»»

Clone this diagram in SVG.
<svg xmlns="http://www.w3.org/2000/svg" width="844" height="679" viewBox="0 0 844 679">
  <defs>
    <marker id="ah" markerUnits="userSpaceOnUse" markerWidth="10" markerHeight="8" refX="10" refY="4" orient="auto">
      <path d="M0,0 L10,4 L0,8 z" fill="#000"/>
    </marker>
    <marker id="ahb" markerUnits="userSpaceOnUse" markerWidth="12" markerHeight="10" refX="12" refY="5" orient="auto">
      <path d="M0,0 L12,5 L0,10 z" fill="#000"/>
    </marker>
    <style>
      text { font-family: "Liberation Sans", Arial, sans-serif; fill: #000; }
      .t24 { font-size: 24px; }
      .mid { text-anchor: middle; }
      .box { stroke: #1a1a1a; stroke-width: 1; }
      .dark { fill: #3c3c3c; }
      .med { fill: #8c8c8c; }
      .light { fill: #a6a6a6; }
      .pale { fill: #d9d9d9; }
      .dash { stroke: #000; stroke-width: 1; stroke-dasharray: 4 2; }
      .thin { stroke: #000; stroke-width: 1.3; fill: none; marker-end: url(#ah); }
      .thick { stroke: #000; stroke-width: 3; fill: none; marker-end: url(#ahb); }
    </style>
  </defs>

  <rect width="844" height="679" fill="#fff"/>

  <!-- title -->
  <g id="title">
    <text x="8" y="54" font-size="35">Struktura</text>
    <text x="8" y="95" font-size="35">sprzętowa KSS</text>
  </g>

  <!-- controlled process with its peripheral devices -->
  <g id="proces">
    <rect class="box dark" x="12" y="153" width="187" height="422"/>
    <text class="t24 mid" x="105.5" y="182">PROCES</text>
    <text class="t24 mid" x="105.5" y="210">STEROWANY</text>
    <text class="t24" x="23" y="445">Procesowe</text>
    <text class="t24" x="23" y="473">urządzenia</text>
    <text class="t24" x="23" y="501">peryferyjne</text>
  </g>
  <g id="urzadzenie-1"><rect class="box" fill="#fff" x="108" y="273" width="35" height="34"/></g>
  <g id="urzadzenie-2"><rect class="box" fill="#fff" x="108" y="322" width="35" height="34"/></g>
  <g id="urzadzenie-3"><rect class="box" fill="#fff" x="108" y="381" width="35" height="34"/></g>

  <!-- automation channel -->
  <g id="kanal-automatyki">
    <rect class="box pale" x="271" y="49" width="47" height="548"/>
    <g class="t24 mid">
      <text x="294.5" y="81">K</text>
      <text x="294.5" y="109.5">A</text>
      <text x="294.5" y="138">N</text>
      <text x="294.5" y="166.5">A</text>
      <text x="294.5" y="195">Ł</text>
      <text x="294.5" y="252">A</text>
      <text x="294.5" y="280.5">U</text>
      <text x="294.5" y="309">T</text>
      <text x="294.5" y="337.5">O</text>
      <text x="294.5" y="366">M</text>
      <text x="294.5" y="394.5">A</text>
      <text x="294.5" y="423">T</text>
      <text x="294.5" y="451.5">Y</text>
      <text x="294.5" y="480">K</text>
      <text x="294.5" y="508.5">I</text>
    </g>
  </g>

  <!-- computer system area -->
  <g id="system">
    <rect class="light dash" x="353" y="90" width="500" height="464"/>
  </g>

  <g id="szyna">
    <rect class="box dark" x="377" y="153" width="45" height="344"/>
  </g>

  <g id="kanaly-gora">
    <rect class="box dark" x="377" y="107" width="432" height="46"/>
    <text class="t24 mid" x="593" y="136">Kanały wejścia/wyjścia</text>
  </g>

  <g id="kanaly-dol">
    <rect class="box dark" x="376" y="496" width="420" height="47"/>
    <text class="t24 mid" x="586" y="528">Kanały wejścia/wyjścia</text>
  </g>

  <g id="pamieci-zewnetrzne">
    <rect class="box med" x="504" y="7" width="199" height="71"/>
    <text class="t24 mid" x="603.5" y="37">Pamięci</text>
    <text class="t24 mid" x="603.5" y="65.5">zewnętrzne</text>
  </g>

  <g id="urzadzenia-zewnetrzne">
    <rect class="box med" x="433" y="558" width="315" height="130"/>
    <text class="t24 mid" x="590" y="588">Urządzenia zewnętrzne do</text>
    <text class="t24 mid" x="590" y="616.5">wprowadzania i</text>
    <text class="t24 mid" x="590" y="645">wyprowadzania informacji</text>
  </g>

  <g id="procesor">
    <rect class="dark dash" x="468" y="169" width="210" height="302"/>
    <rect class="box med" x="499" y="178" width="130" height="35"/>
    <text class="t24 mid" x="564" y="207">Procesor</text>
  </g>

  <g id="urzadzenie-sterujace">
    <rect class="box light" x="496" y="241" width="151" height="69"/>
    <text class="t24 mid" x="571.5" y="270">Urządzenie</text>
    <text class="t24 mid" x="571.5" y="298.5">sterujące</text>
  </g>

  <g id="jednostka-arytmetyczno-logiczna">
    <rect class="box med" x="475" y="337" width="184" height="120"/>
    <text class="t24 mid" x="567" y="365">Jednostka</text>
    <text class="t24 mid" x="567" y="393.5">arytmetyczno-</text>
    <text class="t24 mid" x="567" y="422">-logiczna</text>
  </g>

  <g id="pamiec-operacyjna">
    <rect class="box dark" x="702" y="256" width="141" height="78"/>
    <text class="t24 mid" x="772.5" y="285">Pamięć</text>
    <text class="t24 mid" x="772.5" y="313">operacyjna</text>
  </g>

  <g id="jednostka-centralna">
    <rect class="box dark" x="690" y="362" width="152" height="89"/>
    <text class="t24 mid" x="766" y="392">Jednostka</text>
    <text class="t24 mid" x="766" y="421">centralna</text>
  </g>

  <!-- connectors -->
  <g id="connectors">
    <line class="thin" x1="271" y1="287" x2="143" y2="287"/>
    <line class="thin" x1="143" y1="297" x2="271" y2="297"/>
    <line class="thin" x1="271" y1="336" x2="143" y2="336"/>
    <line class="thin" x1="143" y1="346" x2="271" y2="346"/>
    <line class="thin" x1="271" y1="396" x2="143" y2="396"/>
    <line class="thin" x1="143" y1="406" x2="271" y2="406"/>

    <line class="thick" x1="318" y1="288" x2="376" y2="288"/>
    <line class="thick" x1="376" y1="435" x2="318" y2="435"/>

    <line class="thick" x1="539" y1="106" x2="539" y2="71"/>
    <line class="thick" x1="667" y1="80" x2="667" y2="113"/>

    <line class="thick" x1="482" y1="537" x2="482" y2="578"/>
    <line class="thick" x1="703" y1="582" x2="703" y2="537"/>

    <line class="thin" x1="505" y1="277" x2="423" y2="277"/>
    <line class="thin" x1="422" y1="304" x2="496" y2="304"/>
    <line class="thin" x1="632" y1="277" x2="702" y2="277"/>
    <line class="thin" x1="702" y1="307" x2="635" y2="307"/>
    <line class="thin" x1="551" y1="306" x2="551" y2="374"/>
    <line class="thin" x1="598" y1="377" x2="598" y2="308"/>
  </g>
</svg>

««
»»

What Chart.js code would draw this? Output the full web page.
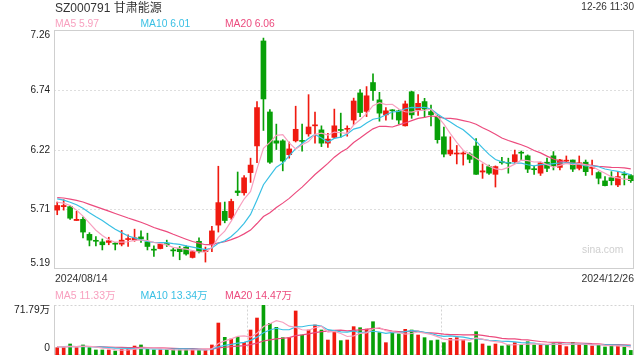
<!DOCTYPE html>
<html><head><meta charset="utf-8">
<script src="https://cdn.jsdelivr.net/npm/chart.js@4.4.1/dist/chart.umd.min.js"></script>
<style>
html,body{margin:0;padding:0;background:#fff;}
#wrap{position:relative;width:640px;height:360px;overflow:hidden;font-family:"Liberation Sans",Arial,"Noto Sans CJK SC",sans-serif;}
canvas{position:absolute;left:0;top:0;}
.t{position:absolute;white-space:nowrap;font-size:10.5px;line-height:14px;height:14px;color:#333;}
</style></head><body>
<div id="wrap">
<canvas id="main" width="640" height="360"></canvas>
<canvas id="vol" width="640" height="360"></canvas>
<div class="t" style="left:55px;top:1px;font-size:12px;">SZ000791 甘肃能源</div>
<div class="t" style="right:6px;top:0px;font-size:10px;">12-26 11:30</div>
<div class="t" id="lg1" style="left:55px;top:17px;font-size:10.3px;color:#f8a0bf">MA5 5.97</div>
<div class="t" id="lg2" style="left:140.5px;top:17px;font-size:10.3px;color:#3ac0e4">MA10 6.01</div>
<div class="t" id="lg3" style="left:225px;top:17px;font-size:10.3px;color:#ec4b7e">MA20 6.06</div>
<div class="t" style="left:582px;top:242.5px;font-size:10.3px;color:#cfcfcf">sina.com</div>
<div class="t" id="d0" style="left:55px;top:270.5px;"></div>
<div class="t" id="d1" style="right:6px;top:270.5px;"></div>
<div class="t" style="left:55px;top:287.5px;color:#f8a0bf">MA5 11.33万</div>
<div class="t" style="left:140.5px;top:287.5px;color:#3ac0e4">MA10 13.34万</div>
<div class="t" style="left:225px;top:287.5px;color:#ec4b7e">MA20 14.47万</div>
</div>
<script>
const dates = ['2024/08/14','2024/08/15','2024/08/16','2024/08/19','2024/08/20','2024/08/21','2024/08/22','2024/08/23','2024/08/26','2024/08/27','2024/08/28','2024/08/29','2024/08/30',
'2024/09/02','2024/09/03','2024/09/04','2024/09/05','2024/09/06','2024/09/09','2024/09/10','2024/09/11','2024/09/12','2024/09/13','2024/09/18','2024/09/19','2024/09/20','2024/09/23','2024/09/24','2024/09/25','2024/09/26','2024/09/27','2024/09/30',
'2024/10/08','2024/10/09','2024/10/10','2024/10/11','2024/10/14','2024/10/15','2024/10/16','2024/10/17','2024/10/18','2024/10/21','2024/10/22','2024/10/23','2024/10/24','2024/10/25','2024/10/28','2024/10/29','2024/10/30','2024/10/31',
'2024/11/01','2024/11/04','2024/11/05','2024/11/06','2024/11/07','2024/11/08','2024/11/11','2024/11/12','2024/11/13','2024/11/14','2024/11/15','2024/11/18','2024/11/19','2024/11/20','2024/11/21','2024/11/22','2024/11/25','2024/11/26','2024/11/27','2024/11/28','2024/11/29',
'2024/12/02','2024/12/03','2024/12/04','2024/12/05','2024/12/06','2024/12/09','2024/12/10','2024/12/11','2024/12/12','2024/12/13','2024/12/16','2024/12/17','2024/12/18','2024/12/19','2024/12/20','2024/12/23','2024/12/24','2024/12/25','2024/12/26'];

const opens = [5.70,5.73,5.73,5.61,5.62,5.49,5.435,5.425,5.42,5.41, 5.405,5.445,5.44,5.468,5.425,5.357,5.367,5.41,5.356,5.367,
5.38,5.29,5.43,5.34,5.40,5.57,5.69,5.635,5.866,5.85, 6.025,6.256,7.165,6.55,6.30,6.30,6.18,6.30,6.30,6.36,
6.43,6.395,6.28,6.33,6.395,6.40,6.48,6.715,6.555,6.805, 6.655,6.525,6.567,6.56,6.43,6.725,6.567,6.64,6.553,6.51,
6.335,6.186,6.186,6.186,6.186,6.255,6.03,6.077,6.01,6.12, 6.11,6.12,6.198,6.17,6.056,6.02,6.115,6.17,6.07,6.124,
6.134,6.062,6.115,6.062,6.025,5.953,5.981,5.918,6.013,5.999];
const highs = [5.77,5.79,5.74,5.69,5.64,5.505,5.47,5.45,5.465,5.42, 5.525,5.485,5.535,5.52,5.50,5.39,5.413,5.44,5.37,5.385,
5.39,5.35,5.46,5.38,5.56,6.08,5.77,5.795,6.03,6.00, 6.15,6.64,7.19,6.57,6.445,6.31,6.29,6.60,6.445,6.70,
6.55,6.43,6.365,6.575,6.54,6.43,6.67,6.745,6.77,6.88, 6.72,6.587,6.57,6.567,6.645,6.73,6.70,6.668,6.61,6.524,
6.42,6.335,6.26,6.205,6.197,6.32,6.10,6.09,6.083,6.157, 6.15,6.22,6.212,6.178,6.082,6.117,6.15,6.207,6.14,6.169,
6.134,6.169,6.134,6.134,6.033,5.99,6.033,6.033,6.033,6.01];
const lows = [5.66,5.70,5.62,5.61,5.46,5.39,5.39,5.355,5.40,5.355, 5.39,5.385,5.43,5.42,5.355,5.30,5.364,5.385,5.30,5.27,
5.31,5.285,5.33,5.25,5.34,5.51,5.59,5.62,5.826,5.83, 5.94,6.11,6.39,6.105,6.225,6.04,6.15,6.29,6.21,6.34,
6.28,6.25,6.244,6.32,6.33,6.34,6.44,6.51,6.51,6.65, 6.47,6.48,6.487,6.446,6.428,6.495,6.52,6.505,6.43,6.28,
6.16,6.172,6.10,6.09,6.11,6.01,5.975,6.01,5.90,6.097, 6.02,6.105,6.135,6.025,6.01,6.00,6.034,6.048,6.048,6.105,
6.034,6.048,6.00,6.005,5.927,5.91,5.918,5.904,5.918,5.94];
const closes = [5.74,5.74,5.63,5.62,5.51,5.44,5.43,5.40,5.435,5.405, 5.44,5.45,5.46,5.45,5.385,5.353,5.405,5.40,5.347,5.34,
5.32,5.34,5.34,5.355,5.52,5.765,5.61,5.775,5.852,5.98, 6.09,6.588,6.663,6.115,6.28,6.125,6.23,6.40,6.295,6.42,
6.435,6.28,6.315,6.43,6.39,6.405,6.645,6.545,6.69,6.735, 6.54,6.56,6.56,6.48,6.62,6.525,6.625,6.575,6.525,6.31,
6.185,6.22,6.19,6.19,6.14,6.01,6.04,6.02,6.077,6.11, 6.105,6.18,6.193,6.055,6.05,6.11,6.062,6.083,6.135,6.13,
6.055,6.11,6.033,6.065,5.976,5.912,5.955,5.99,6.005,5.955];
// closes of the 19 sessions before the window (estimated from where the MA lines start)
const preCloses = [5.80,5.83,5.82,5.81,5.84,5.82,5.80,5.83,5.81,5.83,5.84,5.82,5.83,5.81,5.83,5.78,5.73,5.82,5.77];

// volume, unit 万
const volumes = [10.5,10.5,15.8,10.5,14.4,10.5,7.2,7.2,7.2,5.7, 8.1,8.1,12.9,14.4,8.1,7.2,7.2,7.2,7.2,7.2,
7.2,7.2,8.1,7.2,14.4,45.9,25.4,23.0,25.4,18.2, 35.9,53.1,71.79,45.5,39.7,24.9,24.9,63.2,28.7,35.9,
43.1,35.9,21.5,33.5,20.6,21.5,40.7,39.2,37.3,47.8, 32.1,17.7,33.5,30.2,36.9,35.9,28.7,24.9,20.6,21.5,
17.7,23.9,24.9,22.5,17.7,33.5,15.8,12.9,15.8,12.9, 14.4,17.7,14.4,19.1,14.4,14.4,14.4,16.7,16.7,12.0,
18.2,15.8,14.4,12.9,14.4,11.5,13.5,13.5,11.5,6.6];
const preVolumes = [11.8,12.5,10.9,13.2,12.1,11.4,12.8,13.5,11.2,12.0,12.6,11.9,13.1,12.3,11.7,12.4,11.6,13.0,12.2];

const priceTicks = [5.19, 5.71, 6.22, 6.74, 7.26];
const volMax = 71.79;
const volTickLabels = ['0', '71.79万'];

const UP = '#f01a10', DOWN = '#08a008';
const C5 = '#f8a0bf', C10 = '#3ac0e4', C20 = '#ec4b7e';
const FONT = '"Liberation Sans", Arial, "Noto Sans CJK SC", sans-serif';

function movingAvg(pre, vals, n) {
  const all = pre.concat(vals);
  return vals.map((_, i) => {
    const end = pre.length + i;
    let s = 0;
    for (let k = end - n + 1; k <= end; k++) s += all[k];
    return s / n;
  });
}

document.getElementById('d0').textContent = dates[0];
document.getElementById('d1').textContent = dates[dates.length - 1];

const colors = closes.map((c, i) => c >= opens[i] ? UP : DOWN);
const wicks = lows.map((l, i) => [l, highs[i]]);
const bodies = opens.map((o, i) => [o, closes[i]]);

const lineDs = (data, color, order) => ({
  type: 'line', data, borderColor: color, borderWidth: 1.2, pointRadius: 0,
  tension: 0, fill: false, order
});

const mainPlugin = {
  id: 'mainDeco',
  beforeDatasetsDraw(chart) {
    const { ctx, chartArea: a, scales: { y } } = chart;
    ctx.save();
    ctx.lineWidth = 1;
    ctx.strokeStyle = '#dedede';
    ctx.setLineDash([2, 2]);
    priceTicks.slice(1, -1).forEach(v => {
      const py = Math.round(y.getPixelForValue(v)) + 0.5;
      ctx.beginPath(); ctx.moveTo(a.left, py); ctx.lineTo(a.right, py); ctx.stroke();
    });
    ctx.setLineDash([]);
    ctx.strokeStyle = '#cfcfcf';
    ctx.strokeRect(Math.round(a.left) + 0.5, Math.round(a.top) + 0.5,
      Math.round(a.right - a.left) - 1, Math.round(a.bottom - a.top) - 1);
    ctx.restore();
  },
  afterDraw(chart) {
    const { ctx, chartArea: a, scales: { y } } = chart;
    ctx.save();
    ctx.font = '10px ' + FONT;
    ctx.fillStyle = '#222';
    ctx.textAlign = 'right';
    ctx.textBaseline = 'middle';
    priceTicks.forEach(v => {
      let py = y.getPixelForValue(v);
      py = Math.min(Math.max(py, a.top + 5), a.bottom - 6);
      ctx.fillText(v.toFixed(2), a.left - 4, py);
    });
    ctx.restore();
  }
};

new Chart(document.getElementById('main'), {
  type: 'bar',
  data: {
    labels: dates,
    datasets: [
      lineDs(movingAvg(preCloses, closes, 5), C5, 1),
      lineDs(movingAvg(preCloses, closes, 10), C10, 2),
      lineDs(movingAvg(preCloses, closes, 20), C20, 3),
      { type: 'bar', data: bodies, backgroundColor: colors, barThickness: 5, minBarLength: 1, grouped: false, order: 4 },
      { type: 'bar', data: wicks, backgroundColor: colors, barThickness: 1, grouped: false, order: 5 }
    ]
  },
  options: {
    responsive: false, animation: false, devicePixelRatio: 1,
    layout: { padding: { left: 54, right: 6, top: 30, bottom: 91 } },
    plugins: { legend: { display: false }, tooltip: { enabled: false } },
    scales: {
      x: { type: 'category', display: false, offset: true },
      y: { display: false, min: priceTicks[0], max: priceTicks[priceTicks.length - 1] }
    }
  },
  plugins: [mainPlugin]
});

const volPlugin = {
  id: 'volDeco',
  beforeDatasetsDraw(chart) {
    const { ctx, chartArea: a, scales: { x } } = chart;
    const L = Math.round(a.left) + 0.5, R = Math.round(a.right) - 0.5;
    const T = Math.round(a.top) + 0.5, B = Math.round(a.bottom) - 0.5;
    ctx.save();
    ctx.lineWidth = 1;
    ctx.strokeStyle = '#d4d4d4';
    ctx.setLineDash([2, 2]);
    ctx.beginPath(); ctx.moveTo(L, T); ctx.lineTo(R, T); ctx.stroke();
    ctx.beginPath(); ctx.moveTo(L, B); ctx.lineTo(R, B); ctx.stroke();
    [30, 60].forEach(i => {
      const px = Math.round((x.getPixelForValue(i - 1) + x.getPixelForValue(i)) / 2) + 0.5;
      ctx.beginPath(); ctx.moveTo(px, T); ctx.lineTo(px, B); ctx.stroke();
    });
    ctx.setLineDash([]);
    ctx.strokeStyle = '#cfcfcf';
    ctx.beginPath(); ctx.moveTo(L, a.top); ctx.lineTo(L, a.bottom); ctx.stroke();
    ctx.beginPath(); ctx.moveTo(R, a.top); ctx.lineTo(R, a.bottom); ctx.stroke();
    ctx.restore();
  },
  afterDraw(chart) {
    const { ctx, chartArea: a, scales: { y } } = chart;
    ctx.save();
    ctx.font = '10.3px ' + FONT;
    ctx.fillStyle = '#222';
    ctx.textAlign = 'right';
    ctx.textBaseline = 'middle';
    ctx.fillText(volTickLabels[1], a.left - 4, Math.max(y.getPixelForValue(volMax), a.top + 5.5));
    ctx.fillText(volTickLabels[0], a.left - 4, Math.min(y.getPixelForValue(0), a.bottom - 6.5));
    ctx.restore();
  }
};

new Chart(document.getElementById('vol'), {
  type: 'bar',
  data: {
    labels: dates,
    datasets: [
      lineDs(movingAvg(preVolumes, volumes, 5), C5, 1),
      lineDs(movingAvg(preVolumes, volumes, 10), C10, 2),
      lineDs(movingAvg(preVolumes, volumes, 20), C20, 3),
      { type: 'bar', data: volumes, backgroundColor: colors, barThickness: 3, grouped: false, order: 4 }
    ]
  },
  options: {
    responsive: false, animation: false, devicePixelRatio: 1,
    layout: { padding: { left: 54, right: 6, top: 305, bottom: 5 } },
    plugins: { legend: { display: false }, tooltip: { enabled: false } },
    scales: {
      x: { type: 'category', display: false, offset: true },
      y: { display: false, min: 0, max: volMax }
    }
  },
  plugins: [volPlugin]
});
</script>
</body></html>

««

Copy all lines from the entries that contain the word "this".

### Task output
Clone this diagram in SVG.
What Chart.js code would draw this? Output the full web page.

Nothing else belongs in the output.